Tuesday, June 5, 2012

Germany suggests EU bank oversight

The Wall Street Journal reports that Germany is preparing to endorse the idea of centralizing oversight of the largest banks in the EU in an EU supervisory authority.

According to the article, what is motivating Germany is the concern that the different national bank regulators have pursued regulatory forbearance and nobody can tell what is the true extent of the losses at the banks.

Regular readers know that there is a better solution than creating an EU supervisory authority.  Simply require all EU banks to provide ultra transparency and disclose on an on-going basis their current asset, liability and off-balance sheet exposure details.

With ultra transparency, all market participants can see the true extent of the losses.

With ultra transparency, market discipline will force the banks to recognize these losses.  This will restart the EU economy as capital will flow to creditworthy companies and not to zombie companies.

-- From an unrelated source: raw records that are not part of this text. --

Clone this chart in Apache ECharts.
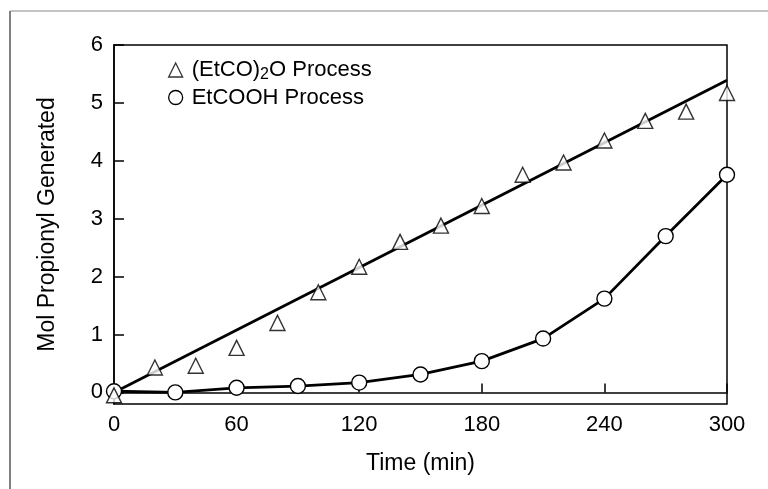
<!DOCTYPE html>
<html>
<head>
<meta charset="utf-8">
<script src="https://cdn.jsdelivr.net/npm/echarts@6/dist/echarts.min.js"></script>
<style>
  html, body { margin: 0; padding: 0; background: #fff; }
  #chart { width: 768px; height: 489px; }
</style>
</head>
<body>
<div id="chart"></div>
<script>
// (EtCO)2O process: sampled every 20 min
const anhydrideTime = [0, 20, 40, 60, 80, 100, 120, 140, 160, 180, 200, 220, 240, 260, 280, 300];
const anhydrideMol  = [-0.05, 0.43, 0.46, 0.77, 1.2, 1.73, 2.17, 2.6, 2.88, 3.22, 3.76, 3.97, 4.35, 4.69, 4.85, 5.17];

// Straight-line fit through the anhydride data
const fitTime = [0, 300];
const fitMol  = [0, 5.39];

// EtCOOH process: sampled every 30 min
const acidTime = [0, 30, 60, 90, 120, 150, 180, 210, 240, 270, 300];
const acidMol  = [0.02, 0, 0.08, 0.11, 0.17, 0.31, 0.54, 0.93, 1.62, 2.7, 3.76];

const xTicks = [0, 60, 120, 180, 240, 300];
const yTicks = [0, 1, 2, 3, 4, 5, 6];

const pairs = (xs, ys) => xs.map((x, i) => [x, ys[i]]);

const FONT = '"Liberation Sans", Arial, Helvetica, sans-serif';
const FS = 22;
const TITLE_FS = 23;

const chart = echarts.init(document.getElementById('chart'), null, { renderer: 'canvas' });

chart.setOption({
  animation: false,
  backgroundColor: '#fff',
  textStyle: { fontFamily: FONT, color: '#000' },
  grid: {
    left: 114, right: 41, top: 45, bottom: 85,
    show: true, borderColor: '#000', borderWidth: 1.5
  },
  legend: {
    left: 163, top: 54, orient: 'vertical', itemGap: 4,
    itemWidth: 14, itemHeight: 14,
    textStyle: {
      fontFamily: FONT, fontSize: FS, color: '#000',
      padding: [0, 0, 0, 4],
      rich: {
        n: { fontFamily: FONT, fontSize: FS, color: '#000' },
        s: { fontFamily: FONT, fontSize: 16, color: '#000', verticalAlign: 'bottom', padding: [9, 0, 0, 0] }
      }
    },
    formatter: (name) => name === 'anhydride'
      ? '{n|(EtCO)}{s|2}{n|O Process}'
      : '{n|EtCOOH Process}',
    data: [
      { name: 'anhydride', icon: 'triangle', itemStyle: { color: '#fff', borderColor: '#000', borderWidth: 1.3 } },
      { name: 'acid', icon: 'circle', itemStyle: { color: '#fff', borderColor: '#000', borderWidth: 1.3 } }
    ]
  },
  xAxis: {
    type: 'value', min: 0, max: 300, interval: 60,
    name: 'Time (min)', nameLocation: 'middle', nameGap: 48,
    nameTextStyle: { fontFamily: FONT, fontSize: TITLE_FS, color: '#000' },
    axisLine: { show: true, lineStyle: { color: '#000', width: 1.5 } },
    axisTick: { show: true, inside: true, length: 9, lineStyle: { color: '#000', width: 1.5 } },
    axisLabel: { fontFamily: FONT, fontSize: FS, color: '#000', margin: 10,
      customValues: xTicks },
    splitLine: { show: false }
  },
  yAxis: {
    type: 'value', min: -0.2, max: 6,
    name: 'Mol Propionyl Generated', nameLocation: 'middle', nameGap: 55,
    nameTextStyle: { fontFamily: FONT, fontSize: TITLE_FS, color: '#000' },
    axisLine: { show: true, lineStyle: { color: '#000', width: 1.5 } },
    axisTick: { show: true, inside: true, length: 10, customValues: yTicks,
      lineStyle: { color: '#000', width: 1.5 } },
    axisLabel: { fontFamily: FONT, fontSize: FS, color: '#000', margin: 11,
      customValues: yTicks },
    splitLine: { show: false }
  },
  series: [
    {
      name: 'fit', type: 'line', data: pairs(fitTime, fitMol),
      showSymbol: false, symbol: 'none', z: 2,
      lineStyle: { color: '#000', width: 2.8 }
    },
    {
      name: 'acid', type: 'line', data: pairs(acidTime, acidMol),
      symbol: 'circle', symbolSize: 15, z: 3,
      lineStyle: { color: '#000', width: 2.8 },
      itemStyle: { color: '#fff', borderColor: '#000', borderWidth: 1.4 }
    },
    {
      name: 'anhydride', type: 'scatter', data: pairs(anhydrideTime, anhydrideMol),
      symbol: 'triangle', symbolSize: [15, 15], z: 4,
      itemStyle: { color: '#fff', borderColor: '#000', borderWidth: 1.4 }
    }
  ],
  graphic: [
    { type: 'line', shape: { x1: 10, y1: 11, x2: 768, y2: 11 }, style: { stroke: '#b0b0b0', lineWidth: 1.5 }, silent: true },
    { type: 'line', shape: { x1: 10, y1: 11, x2: 10, y2: 489 }, style: { stroke: '#808080', lineWidth: 2 }, silent: true }
  ]
});
</script>
</body>
</html>
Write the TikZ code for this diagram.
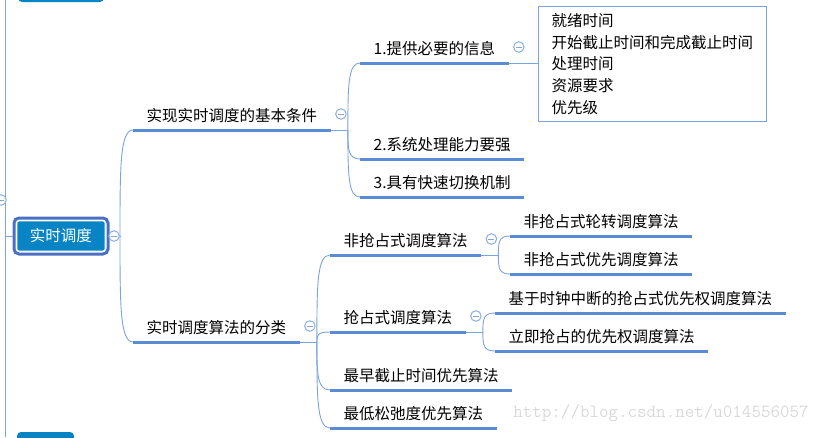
\documentclass[tikz,border=0pt]{standalone}
\usepackage{fontspec}
\usepackage{tikz}
\usetikzlibrary{calc,fit,positioning}
\newfontfamily\cjk{Noto Sans CJK SC}

\definecolor{ulinecol}{HTML}{5B8BD4}
\definecolor{linkcol}{HTML}{7BA3DC}
\definecolor{foldcol}{HTML}{8AAEE3}
\definecolor{rootfill}{HTML}{0884C4}
\definecolor{rootframe}{HTML}{4C6FC2}
\definecolor{markcol}{HTML}{D9D9D9}

\tikzset{
  topic/.style={font=\cjk\fontsize{15.5}{18}\selectfont, inner xsep=13.5pt, inner ysep=0pt,
    text height=12pt, text depth=8pt, anchor=south west},
  uline/.style={draw=ulinecol, line width=3pt},
  link/.style={draw=linkcol, line width=0.9pt},
  fold/.style={circle, draw=foldcol, fill=white, minimum size=10.5pt, inner sep=0pt, line width=1pt,
    path picture={\draw[foldcol!80!gray, line width=0.9pt]
      ([xshift=-3pt]path picture bounding box.center) -- ([xshift=3pt]path picture bounding box.center);}},
  rootbox/.style={fill=rootfill, draw=white, line width=0.8pt, rounded corners=2pt,
    minimum width=88pt, minimum height=30pt, text=white, font=\cjk\fontsize{15.5}{18}\selectfont},
  rootring/.style={draw=rootframe, line width=3pt, rounded corners=5pt, inner sep=2.6pt},
  infobox/.style={draw=linkcol, line width=0.8pt, anchor=north west, align=left,
    minimum width=228pt, minimum height=115pt, inner xsep=11pt,
    font=\cjk\fontsize{15.5}{21.7}\selectfont}
}

% curve from a junction into the start of a topic underline
\newcommand{\twig}[2]{\draw[link] (#1) .. controls ($(#1)!0.65!(#1|-#2)$) and (#1|-#2) .. (#2);}
% underline of a topic
\newcommand{\under}[1]{\draw[uline] (#1.south west) -- (#1.south east);}

\begin{document}
\begin{tikzpicture}[x=1pt,y=-1pt]
\useasboundingbox (0,0) rectangle (828,437);

% left edge of the map and cut off neighbours
\coordinate (lt) at (5,0);
\coordinate (lb) at (5,437);
\draw[link] (lt) -- (lb);
\node[fold] (fl) at (1,200) {};
\fill[rootfill, rounded corners=4pt] (18,-20) rectangle (104,2);
\fill[rootfill, rounded corners=4pt] (17,432) rectangle (74,460);

% root
\node[rootbox] (rt) at (61,236) {实时调度};
\node[rootring, fit=(rt)] (rtf) {};
\draw[link] (rtf.west -| lt) -- (rtf.west);
\node[fold] (f0) at (114,236) {};
\draw[link] (rtf.east) -- (f0.west);
\coordinate (j0) at (120,236);
\draw[link] (f0.east) -- (j0);

% first level
\node[topic] (a) at (133,130) {实现实时调度的基本条件};
\node[topic] (b) at (133,342) {实时调度算法的分类};
\twig{j0}{a.south west}
\twig{j0}{b.south west}
\under{a}
\under{b}

% basic conditions
\node[fold] (fa) at ([shift={(10,-16)}]a.south east) {};
\coordinate (j1) at ([xshift=17pt]a.south east);
\draw[link] (a.south east) -- (j1);
\node[topic] (a1) at (360,63) {1.提供必要的信息};
\node[topic] (a2) at (360,159) {2.系统处理能力要强};
\node[topic] (a3) at (360,197) {3.具有快速切换机制};
\foreach \t in {a1,a2,a3} {
  \twig{j1}{\t.south west}
  \under{\t}
}
\node[fold] (fa1) at ([shift={(10,-16)}]a1.south east) {};
\node[infobox] (info) at (538,6) {就绪时间\\开始截止时间和完成截止时间\\处理时间\\资源要求\\优先级};
\draw[link] (a1.south east) -- (a1.south east -| info.west);

% algorithm classes
\node[fold] (fb) at ([shift={(10,-16)}]b.south east) {};
\coordinate (j2) at ([xshift=17pt]b.south east);
\draw[link] (b.south east) -- (j2);
\node[topic] (b1) at (330,255) {非抢占式调度算法};
\node[topic] (b2) at (330,332) {抢占式调度算法};
\node[topic] (b3) at (330,390) {最早截止时间优先算法};
\node[topic] (b4) at (330,428) {最低松弛度优先算法};
\foreach \t in {b1,b2,b3,b4} {
  \twig{j2}{\t.south west}
  \under{\t}
}

% non-preemptive
\node[fold] (fb1) at ([shift={(10,-16)}]b1.south east) {};
\coordinate (j3) at ([xshift=17pt]b1.south east);
\draw[link] (b1.south east) -- (j3);
\node[topic] (b11) at (510,236) {非抢占式轮转调度算法};
\node[topic] (b12) at (510,274) {非抢占式优先调度算法};
\foreach \t in {b11,b12} {
  \twig{j3}{\t.south west}
  \under{\t}
}

% preemptive
\node[fold] (fb2) at ([shift={(10,-16)}]b2.south east) {};
\coordinate (j4) at ([xshift=17pt]b2.south east);
\draw[link] (b2.south east) -- (j4);
\node[topic] (b21) at (495,313) {基于时钟中断的抢占式优先权调度算法};
\node[topic] (b22) at (495,351) {立即抢占的优先权调度算法};
\foreach \t in {b21,b22} {
  \twig{j4}{\t.south west}
  \under{\t}
}

% watermark
\node[text=markcol, font=\ttfamily\fontsize{18.5}{20}\selectfont] (mark) at (661,413) {http://blog.csdn.net/u014556057};
\end{tikzpicture}
\end{document}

With ultra transparency, market participants can exert discipline on the banks to restrain their risk taking as they retain earnings to rebuild their book capital levels.  This complements the EU taking advantage of the design of a modern banking system with its deposit guarantees and access to central bank funding to end bank bailouts.

The bottom line:  rather than add another layer of regulators and expose the German taxpayer to endless bank bailouts, Germany should endorse centralizing oversight in the market by requiring ultra transparency.
German Chancellor Angela Merkel on Monday suggested that European Union leaders consider putting the largest banks in the 27-nation bloc under direct European supervision, opening the door to more centralized oversight of the region's financial sector.
The German proposal, which echoes a similar call from European Central Bank President Mario Draghi last week, comes as the region's leaders are trying to rebuild confidence in Europe's battered banking sector.
The only way to rebuild confidence is by requiring ultra transparency.  Without ultra transparency, market participants will assume that policymakers and financial regulators have something to hide.  Not a bad assumption considering that they have been hiding the true condition of the banks since the beginning of the financial crisis.
In contrast to Mr. Draghi and the European Commission, however, the German leader stopped short of endorsing more ambitious plans to safeguard the region's financial system by creating a "banking union." Under that idea, which was presented last week by the commission, there would be a Europe-wide depository insurance and other financial backstops.
Your humble blogger happens to back the idea of a Europe-wide depository insurance system.  It should backstop the various national deposit guarantees.
Though Berlin has resisted a banking union, Ms. Merkel's initiative shows Germany is willing to talk about an overhaul and is trying to focus the debate on Europe's biggest banks. 
"We will discuss to what extent we need to put systemically relevant banks under a specific European supervisory authority so that national interests do not play such a large role," Ms. Merkel told reporters ahead of a meeting in Berlin with European Commission President José Manuel Barroso, referring to the June 28-29 summit....
Ultra transparency takes national interests out completely as the market does not care where a bank is when it evaluates it.
Yet it's unclear what, if any impact, these initiatives would have on the region's unfolding debt crisis. Many of the proposals under consideration would take years to put in place. That could help prevent a future crisis, but wouldn't address more immediate problems, such as the widening banking turmoil in Spain.
Adopting the Swedish model with ultra transparency takes very little time to put in place and would end the unfolding debt crisis and widening banking turmoil.